Holding the right trigger, then, we dart to the end of a little ledge and use the A button to spring from the rooftop towards the ground and a bale of hay that we've performed a "leap of faith" to land in. Hay-bales not only break your fall but, along with benches and covered market booths and sentry posts, serve as hiding spots when guards are pursuing you through the streets; break the line of sight and leap into one and you'll be given the chance to recover your anonymity, with a flashing alert status indicator in the top-left of the screen performing the function familiar to fans of Splinter Cell and Metal Gear Solid.

Every visible ledge, beam, wall and scaffold is a potential foothold on the prancing journey between objectives.

But that's enough about the hay. Striding onto the streets, the crowd mechanics quickly come under scrutiny. A diamond of face buttons in the top-right of the screen flash with context-sensitive commands, making it clear that you can either gently guide them out of your way or shove people to the ground. The former's preferable, of course, not least because a morale system that governs the NPCs means that bad behaviour could come back to cause you harm later on. Side-quests, previously mentioned by Ubisoft though fenced off at E3, contribute to your standing in the community and help exert your influence more positively, as certain groups aid your flight from the law or help guide you into restricted areas later on (the monks, shown at X06, for example). The crowd's a diverse bunch, too, and occasionally home to troublemakers, who are as good as their name.

The point of our E3 mission is, as you know, to take out the chap Talal, and the first phase is about reaching his warehouse. To this end you use the mini-map, which highlights mission objectives, as well as hiding spots and other useful information, to guide your movement. In the Microsoft conference presentation, this took the player to a high place, where Altair was able to kill a rooftop guard and send him hurtling to the streets below, before sneaking past the distracted soldiers who had previously blocked the stairway to Talal's base of operations. We decide to do somewhat the same, if only to test the game's claim that you can climb everything you can see.

At no point does the frame-rate become an issue, and the graphics - though less impressive these days than they originally seemed - are still wonderfully detailed.

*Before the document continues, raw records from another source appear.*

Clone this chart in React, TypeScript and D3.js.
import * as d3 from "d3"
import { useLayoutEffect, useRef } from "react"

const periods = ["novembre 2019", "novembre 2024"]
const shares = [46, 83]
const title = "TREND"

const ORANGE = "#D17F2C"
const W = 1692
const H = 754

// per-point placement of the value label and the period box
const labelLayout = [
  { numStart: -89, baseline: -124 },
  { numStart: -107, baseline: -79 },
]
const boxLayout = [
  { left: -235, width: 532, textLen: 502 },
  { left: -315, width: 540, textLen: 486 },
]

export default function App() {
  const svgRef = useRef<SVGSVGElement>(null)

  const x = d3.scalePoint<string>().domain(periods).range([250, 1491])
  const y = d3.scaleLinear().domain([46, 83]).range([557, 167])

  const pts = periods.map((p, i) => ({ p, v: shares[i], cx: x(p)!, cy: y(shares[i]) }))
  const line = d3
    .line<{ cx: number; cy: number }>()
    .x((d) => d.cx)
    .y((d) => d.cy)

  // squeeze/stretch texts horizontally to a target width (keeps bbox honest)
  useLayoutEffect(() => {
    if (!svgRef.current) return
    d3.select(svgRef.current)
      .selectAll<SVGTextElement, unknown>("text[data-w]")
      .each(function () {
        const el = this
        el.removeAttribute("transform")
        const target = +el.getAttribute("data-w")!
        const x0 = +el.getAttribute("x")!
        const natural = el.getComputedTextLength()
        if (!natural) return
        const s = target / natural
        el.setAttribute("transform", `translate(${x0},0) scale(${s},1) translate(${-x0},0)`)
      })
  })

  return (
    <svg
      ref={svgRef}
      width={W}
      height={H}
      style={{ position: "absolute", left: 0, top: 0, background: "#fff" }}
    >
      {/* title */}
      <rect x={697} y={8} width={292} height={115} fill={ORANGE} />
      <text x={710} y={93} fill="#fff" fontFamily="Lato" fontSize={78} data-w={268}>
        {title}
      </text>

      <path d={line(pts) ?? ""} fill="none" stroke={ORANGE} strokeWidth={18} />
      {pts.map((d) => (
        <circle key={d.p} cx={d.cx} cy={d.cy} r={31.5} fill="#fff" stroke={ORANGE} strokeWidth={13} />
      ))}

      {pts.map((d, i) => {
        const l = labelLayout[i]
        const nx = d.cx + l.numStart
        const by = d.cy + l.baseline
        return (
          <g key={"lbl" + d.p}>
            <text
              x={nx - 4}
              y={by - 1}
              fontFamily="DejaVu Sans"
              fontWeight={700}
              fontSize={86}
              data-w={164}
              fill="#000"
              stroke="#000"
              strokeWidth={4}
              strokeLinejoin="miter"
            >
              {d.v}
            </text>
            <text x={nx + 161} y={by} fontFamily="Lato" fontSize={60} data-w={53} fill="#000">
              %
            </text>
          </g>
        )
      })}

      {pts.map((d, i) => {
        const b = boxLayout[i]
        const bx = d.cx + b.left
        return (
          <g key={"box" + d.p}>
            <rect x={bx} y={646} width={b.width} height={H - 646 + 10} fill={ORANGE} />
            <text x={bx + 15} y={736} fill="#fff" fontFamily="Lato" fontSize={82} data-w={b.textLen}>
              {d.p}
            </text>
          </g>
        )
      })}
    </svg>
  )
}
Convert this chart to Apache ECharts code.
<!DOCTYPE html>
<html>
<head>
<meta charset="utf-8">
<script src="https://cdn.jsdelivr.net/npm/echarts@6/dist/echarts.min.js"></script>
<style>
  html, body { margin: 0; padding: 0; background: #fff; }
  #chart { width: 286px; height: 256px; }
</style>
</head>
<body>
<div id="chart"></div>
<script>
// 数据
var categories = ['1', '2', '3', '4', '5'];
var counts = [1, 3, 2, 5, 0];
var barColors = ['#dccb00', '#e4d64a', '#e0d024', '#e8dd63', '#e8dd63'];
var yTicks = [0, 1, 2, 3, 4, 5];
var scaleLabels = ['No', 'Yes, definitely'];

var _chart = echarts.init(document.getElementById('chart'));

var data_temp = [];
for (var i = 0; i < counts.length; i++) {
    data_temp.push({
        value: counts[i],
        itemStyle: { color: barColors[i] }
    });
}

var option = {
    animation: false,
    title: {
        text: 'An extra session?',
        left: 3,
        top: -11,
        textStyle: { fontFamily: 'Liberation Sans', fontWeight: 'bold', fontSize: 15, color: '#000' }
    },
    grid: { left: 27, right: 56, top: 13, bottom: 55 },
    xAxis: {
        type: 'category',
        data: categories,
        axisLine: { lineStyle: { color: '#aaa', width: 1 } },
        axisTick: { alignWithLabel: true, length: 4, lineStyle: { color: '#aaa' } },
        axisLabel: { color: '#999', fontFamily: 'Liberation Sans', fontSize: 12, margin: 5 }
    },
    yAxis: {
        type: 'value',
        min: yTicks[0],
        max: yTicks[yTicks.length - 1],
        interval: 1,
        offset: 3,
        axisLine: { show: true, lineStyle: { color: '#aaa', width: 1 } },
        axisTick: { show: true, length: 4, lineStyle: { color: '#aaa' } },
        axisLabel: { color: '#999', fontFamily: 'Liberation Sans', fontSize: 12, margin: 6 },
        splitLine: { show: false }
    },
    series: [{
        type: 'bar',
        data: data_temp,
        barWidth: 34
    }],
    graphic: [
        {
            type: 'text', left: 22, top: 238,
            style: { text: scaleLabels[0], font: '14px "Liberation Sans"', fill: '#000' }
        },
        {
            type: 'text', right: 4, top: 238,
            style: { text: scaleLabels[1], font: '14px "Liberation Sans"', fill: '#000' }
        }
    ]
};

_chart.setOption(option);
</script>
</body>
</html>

The first thing we do is, we're told, a common mistake - we run up the wall and grab hold of a ledge, but then send ourselves leaping away from the wall by pressing jump. You don't need to do that - you can just press up on the analogue stick to advance to the next handhold, shimmy side to side or press B to drop down again. Movement, even over complicated changing surfaces, is confident and smooth, although you may find your view slightly restricted, and certain pauses and jerks are a little jarring in light of the excellent Tomb Raider Anniversary. That said, there's still some tweaking to be done, as producer Jade Raymond acknowledged in light of the E3 demo's reception, and the more important bit is how much freedom it gives you, which is a lot.

That freedom is particularly relevant when it's coupled to the game's vaunted, parkour-influenced free-running, which allows you to dart without risk across narrow beams, and hop between arches, walls and street furniture, adding a new, untravelled gameplay path to the traditional high and low. Where it works, it's wonderfully intuitive and balletic. Where it falls down, if you'll forgive the pun, it can set you awkwardly off-balance, but that's best taken in the context of the demo's E3 setting: were we playing Assassin's Creed from the start, rather than dipping into a level that our hosts tell us is certainly not the first, we'd have more time to learn the language of the game. What's more, it's already rare to find the controls exhibiting that kind of over-sensitivity to context that made you lock onto surfaces in Gears of War when you meant to run. And for that matter, if you do threaten to stumble into an abyss, Altair spins round on the spot and clings onto the ledge.